Coca-Cola continues to tell it’s story through it’s consumers. Think about the soda bottles wrapped in names and now adjectives like “VIP” “Latino” “Super Star.” Every single on of these is designed to tap into how we see ourselves or how we WANT to see ourselves. You can even buy your own personalized bottle. When this first released and still today, it created a ton of user generated content on social. People loved taking pictures of themselves with bottles that told their story. Reinforced their place in the world.
You never once see Coca-Cola telling some long drawn out boring-as-all-hell story about what goes INTO the bottle, or who works in marketing at Coca-Cola, no. The story is always about the consumer and the story or movement they want to create. There is connection, not disconnect. You are Coca-Cola and Coca-Cola is you.
The reason Coca-Cola’s brand value is somewhere in the neighborhood of 45% of the company’s value is because the brand “gets”  the consumer, not the other way around. (Tweet This)

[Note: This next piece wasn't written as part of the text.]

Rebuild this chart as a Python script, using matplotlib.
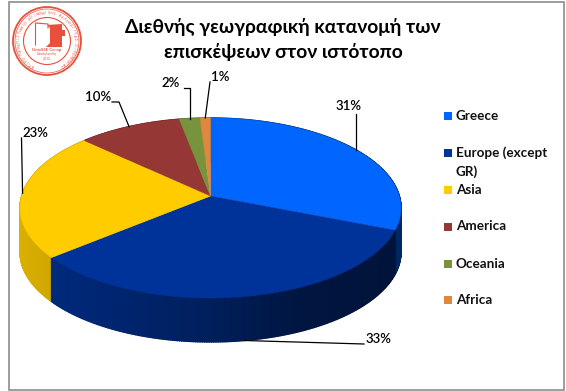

Apple is another great brand, although I personally feel they’ve lost their brand-way a bit. Still, the company is one of the most valuable brands in the world, regularly commanding a premium for technology that has been commoditized. Why? Because the brand had complete and total clarity from beginning. It didn’t make computers, it designed products to enhance our lives. They key word was design. Elegance, simplicity, easy integration into our lives. If Apple hadn’t insisted on these brand traits, it would just be another computer and laptop company. But again, these brand traits, they were customer-focused. They weren’t about Apple, they were about the user. And Apple has some crazy brand advocates who feel like owning Apple helps define who they are. Owning Apple helps them tell the world who they are. That is the pinnacle of advocacy and brand storytelling.

So when you start to integrate story telling into your digital brand strategy, ask yourself three questions:

Who is the story REALLY about? (hint: be honest with yourself here)
How does it reinforce my customer’s image of themselves or the way they want the world to see them?
What emotion will they feel after finishing the story?